→ **Given entries**:
+--
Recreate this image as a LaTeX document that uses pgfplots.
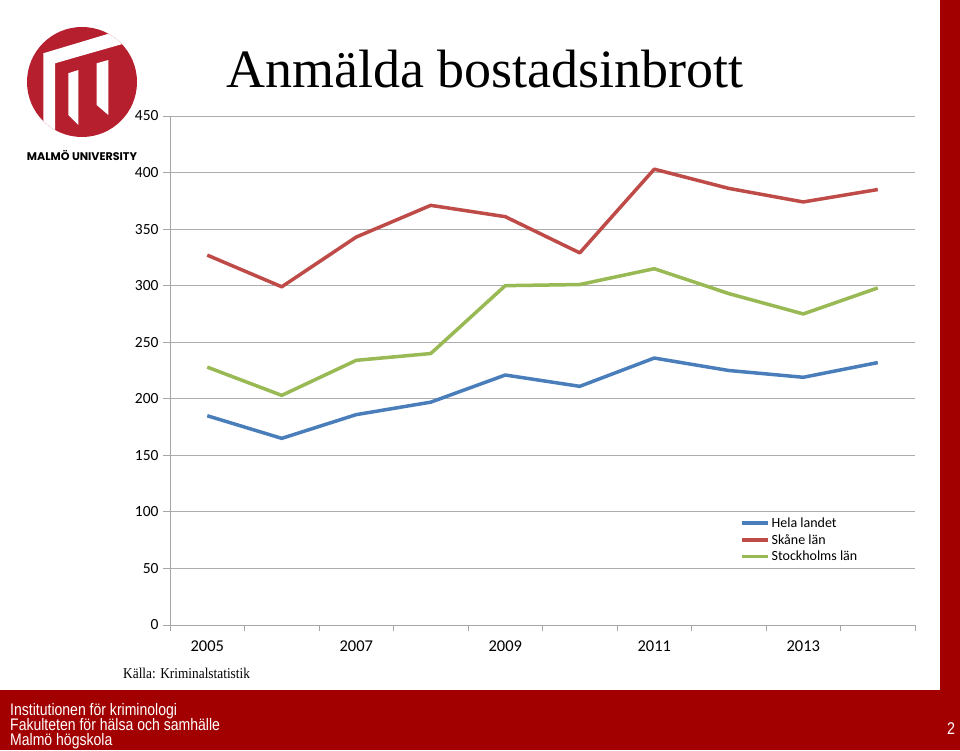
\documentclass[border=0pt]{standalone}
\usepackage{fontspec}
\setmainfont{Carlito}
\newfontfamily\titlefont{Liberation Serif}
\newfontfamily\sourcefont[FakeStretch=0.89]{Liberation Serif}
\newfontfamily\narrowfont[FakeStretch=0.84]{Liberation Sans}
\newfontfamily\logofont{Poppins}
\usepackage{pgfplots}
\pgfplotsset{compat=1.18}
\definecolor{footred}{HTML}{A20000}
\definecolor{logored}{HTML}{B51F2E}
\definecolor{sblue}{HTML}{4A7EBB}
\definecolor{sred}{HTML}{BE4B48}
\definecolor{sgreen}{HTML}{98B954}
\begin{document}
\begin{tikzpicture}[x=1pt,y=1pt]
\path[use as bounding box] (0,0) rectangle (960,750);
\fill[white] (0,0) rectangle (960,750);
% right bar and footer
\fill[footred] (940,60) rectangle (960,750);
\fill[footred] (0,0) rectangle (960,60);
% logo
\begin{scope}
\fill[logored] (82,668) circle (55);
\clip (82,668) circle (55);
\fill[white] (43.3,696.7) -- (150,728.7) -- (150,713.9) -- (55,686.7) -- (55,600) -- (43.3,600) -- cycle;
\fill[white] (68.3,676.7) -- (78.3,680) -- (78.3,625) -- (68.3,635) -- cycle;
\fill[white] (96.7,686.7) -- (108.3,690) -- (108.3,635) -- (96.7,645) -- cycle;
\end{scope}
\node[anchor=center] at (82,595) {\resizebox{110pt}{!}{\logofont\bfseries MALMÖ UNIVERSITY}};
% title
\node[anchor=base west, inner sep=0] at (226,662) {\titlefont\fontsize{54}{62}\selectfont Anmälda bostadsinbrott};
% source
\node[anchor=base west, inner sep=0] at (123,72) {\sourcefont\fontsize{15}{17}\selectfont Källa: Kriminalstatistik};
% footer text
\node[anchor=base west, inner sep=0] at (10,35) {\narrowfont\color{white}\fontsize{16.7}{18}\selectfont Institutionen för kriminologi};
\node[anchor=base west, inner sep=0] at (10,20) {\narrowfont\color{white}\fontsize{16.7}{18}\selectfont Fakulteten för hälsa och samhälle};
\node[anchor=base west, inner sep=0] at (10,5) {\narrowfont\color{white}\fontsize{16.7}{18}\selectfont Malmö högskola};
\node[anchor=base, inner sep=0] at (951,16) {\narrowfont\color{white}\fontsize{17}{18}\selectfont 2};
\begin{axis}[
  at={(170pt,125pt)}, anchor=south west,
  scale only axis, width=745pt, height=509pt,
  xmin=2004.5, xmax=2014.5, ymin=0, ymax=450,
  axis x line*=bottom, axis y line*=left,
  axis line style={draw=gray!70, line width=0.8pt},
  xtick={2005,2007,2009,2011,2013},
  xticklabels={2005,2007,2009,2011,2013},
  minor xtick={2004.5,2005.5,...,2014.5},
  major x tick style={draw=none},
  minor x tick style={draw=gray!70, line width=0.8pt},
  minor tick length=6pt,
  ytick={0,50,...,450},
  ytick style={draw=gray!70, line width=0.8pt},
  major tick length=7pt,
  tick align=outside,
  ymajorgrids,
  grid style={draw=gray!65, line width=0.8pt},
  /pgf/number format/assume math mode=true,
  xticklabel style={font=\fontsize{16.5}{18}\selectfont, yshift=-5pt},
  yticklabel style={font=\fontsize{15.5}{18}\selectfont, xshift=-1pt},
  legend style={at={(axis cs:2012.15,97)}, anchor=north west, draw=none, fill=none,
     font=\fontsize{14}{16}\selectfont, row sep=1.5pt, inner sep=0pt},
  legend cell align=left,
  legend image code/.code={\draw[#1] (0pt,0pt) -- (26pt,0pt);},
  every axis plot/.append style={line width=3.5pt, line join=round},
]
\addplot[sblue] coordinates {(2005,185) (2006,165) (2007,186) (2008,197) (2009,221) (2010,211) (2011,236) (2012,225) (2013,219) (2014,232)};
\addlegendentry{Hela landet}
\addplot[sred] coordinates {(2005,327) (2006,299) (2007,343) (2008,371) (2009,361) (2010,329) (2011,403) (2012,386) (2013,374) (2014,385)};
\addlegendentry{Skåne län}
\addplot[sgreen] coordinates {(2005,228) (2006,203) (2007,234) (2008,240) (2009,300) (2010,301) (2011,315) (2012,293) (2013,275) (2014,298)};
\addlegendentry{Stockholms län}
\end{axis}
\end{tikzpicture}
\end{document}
+--
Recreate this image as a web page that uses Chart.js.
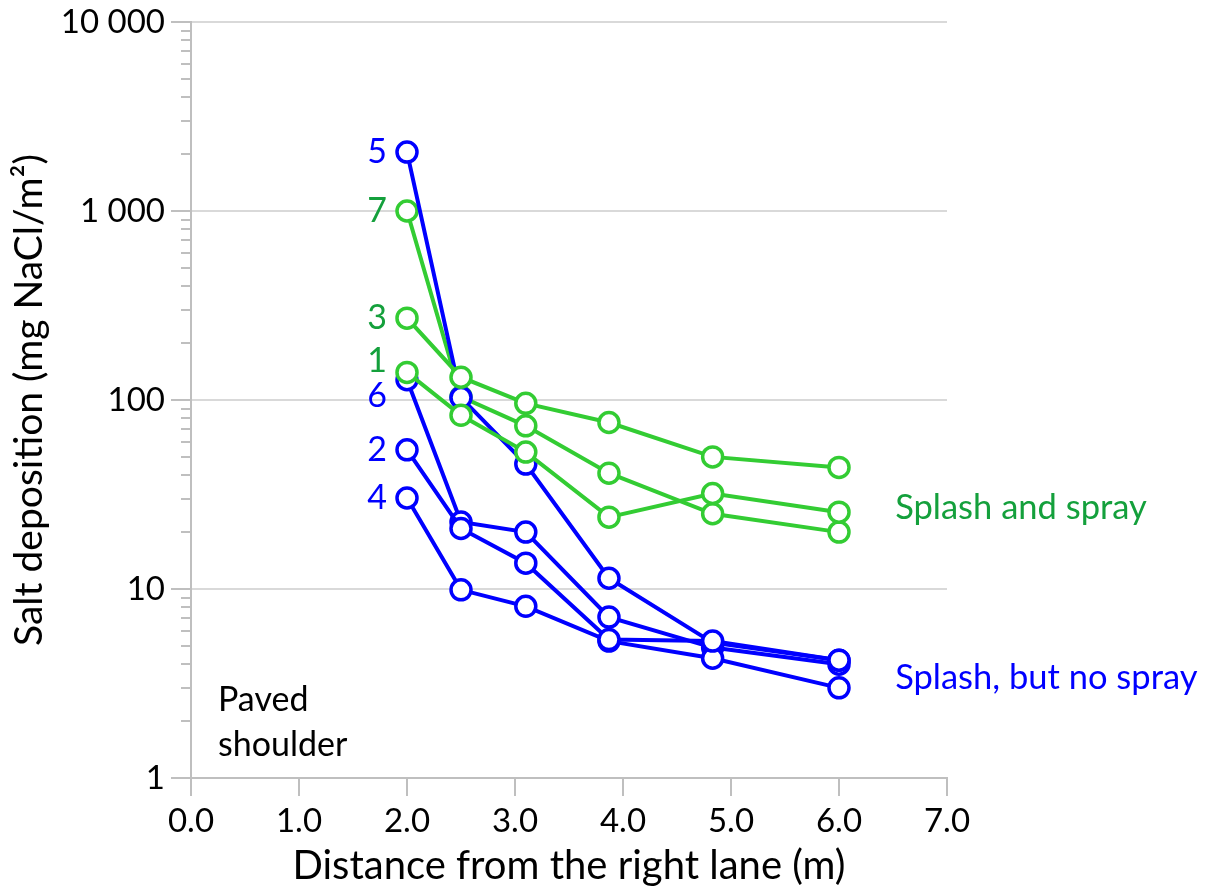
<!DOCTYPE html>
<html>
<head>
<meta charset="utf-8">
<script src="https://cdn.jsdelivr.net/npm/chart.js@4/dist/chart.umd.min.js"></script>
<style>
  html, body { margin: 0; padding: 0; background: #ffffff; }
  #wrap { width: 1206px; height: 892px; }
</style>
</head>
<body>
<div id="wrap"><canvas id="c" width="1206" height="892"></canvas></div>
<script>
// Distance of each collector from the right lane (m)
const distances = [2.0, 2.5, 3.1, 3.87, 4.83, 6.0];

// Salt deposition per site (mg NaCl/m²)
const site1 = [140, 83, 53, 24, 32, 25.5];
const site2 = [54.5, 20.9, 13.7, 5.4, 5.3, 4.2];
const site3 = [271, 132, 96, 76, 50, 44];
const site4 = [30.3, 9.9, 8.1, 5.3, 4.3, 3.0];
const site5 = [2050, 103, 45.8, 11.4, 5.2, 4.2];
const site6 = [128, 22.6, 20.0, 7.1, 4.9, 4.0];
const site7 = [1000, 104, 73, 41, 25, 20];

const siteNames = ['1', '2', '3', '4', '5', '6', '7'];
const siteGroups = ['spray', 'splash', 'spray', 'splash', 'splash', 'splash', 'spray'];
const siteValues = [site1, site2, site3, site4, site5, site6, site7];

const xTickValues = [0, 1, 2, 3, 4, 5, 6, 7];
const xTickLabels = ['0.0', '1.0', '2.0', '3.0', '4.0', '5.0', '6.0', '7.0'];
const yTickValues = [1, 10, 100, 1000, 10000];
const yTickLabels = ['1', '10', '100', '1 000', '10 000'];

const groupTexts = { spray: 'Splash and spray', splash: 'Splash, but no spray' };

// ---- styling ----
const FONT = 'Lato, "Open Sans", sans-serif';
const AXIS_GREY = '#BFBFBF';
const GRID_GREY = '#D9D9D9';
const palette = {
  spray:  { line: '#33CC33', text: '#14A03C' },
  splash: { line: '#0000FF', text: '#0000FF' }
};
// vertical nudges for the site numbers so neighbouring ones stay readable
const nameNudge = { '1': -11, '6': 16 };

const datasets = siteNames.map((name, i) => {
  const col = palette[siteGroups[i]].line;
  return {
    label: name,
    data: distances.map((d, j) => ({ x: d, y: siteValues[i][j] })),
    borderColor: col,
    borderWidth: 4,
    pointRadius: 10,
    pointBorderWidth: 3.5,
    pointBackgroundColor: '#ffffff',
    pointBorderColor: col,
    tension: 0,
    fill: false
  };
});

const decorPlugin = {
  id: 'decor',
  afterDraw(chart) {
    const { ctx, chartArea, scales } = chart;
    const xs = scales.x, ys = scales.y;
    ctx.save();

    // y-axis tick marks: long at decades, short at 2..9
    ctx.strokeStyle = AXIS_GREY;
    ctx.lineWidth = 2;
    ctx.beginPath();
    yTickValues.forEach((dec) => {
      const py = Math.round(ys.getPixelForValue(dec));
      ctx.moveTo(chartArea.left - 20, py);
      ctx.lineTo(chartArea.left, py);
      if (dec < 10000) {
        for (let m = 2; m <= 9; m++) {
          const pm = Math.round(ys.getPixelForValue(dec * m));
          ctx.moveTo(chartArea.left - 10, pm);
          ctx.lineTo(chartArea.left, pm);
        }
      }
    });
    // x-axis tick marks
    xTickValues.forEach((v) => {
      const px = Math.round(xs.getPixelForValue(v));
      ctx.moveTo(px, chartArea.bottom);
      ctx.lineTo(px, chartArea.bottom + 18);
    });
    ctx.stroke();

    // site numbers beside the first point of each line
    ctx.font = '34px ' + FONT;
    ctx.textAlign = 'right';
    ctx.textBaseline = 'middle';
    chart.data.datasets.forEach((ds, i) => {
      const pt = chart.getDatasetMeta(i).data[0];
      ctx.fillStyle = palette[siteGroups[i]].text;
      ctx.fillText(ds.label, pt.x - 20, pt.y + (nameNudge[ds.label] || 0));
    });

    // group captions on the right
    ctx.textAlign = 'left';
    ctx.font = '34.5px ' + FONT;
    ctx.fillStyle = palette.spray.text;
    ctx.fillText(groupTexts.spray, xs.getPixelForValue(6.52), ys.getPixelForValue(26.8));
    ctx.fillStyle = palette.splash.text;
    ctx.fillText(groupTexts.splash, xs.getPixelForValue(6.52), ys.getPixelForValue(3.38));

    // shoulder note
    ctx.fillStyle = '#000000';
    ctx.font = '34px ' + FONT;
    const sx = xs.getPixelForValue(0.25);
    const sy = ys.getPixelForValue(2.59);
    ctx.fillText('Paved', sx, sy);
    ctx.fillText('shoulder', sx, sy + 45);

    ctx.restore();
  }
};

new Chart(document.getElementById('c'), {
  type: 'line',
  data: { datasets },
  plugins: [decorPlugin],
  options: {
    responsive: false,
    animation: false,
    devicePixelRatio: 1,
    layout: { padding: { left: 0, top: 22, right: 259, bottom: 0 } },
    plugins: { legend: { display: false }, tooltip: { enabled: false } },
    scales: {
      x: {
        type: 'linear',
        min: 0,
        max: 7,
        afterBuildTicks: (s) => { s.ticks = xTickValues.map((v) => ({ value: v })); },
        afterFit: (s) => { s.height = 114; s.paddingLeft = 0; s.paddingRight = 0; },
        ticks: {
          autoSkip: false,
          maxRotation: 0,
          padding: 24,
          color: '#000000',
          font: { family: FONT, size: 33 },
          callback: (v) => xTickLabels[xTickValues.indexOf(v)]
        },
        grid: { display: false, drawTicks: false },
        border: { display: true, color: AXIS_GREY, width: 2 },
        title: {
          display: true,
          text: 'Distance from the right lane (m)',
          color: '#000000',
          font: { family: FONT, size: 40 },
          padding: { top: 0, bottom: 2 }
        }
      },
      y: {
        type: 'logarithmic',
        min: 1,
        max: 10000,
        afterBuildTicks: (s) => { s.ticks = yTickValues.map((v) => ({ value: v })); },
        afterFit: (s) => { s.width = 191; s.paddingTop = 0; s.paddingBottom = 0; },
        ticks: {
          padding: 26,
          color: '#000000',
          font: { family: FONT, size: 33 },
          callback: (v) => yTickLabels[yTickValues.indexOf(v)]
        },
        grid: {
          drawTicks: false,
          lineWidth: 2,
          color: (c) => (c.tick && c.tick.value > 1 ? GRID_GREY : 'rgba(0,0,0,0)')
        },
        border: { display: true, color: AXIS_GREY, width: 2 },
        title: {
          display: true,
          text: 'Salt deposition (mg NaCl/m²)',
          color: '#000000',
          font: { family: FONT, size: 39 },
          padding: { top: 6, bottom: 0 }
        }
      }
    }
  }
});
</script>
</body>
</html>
+--
→ **Given instruction**: Give back exactly the lines from the one that holds "Recreate this image as a web" to the one that holds "-11, '6': 16", with both ends and without the images.

→ **Solved exercise**:
Recreate this image as a web page that uses Chart.js.
<!DOCTYPE html>
<html>
<head>
<meta charset="utf-8">
<script src="https://cdn.jsdelivr.net/npm/chart.js@4/dist/chart.umd.min.js"></script>
<style>
  html, body { margin: 0; padding: 0; background: #ffffff; }
  #wrap { width: 1206px; height: 892px; }
</style>
</head>
<body>
<div id="wrap"><canvas id="c" width="1206" height="892"></canvas></div>
<script>
// Distance of each collector from the right lane (m)
const distances = [2.0, 2.5, 3.1, 3.87, 4.83, 6.0];

// Salt deposition per site (mg NaCl/m²)
const site1 = [140, 83, 53, 24, 32, 25.5];
const site2 = [54.5, 20.9, 13.7, 5.4, 5.3, 4.2];
const site3 = [271, 132, 96, 76, 50, 44];
const site4 = [30.3, 9.9, 8.1, 5.3, 4.3, 3.0];
const site5 = [2050, 103, 45.8, 11.4, 5.2, 4.2];
const site6 = [128, 22.6, 20.0, 7.1, 4.9, 4.0];
const site7 = [1000, 104, 73, 41, 25, 20];

const siteNames = ['1', '2', '3', '4', '5', '6', '7'];
const siteGroups = ['spray', 'splash', 'spray', 'splash', 'splash', 'splash', 'spray'];
const siteValues = [site1, site2, site3, site4, site5, site6, site7];

const xTickValues = [0, 1, 2, 3, 4, 5, 6, 7];
const xTickLabels = ['0.0', '1.0', '2.0', '3.0', '4.0', '5.0', '6.0', '7.0'];
const yTickValues = [1, 10, 100, 1000, 10000];
const yTickLabels = ['1', '10', '100', '1 000', '10 000'];

const groupTexts = { spray: 'Splash and spray', splash: 'Splash, but no spray' };

// ---- styling ----
const FONT = 'Lato, "Open Sans", sans-serif';
const AXIS_GREY = '#BFBFBF';
const GRID_GREY = '#D9D9D9';
const palette = {
  spray:  { line: '#33CC33', text: '#14A03C' },
  splash: { line: '#0000FF', text: '#0000FF' }
};
// vertical nudges for the site numbers so neighbouring ones stay readable
const nameNudge = { '1': -11, '6': 16 };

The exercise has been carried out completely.